Runaway horse mars scheduled steamer excursion to Hannibal
This photo of the Park Bluff is from the collection of the Putnam Museum, Davenport, Iowa. Park Bluff Iowa History, an IAGenWeb special project.
MARY LOU MONTGOMERY
The building on the southwest corner of Main and Bird Streets in Hannibal, Mo., now houses Lydia’s Cabinet of Curiosities, operated by Gordon Harrison. But 128 years ago – in August 1890 – a billiards parlor was in business in that old, historic building.
The downtown was particularly populated on the afternoon of Monday, Aug. 4, 1890, as the Steamer Park Bluff had docked at noon on Hannibal’s wharf, the terminus for a scheduled excursion trip from Canton.
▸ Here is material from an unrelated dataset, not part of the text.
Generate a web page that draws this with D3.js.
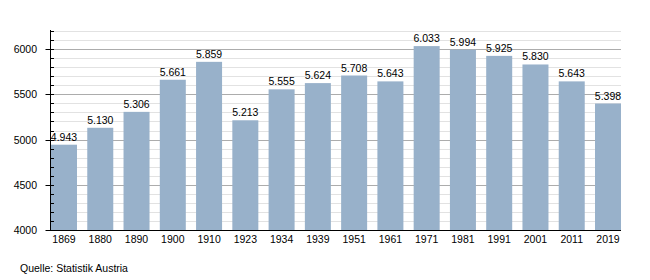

The trip was planned as an outing for “coloreds” from Lewis County.
Three of the excursionists were conversing on the sidewalk in front of the billiards parlor when a commotion was heard along North Main Street.
Thomas Young, an old man living near Hannibal, had tethered his horse and cart near Lee’s ice house at the north end of Main Street. The horse “slipped its bridal” and ran south on Main Street when it became frightened.
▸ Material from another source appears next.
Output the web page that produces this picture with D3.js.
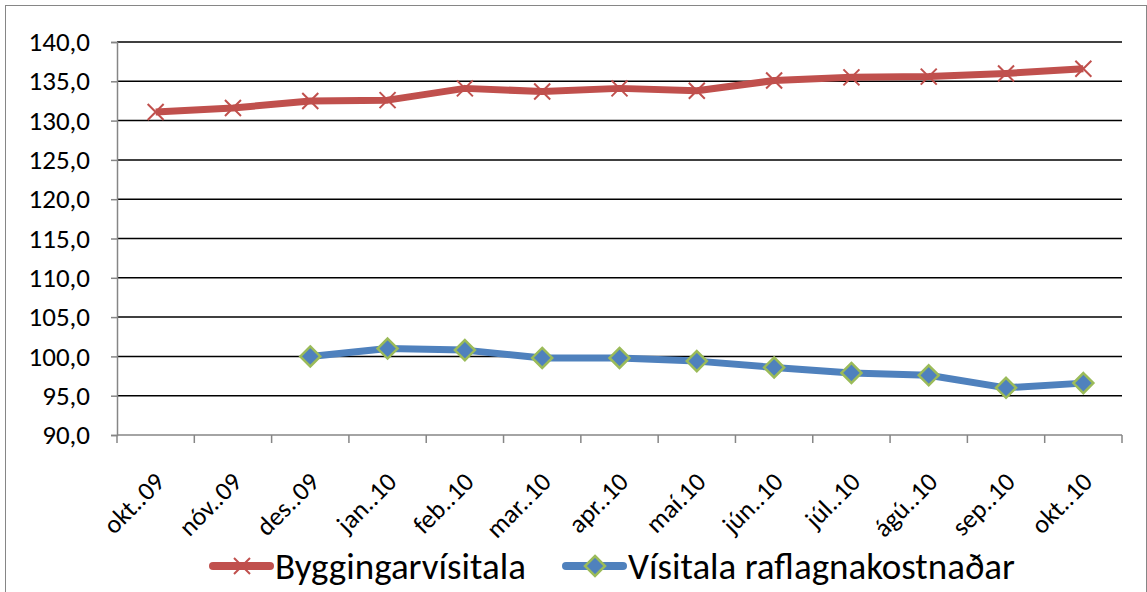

Several men on the street stepped forward to stop the runaway, but instead of stopping, the horse reacted by turning west on Bird Street, swinging the cart behind. The women, startled, were unable to get out of the way, and were caught in the melee.
Mrs. Postley and Katie Wilson had only minor injuries, but at the time the article was printed in the Aug. 7, 1890 edition of the Quincy Whig, it was uncertain if the third woman – Katie Douglass, just 15 – would recover.
The horse, entangled, fell twice upon young girl.
Onlookers took Miss Douglass to a duplex residence on the south side of Bird, address 113-115, west of the Athens coal and wood yard.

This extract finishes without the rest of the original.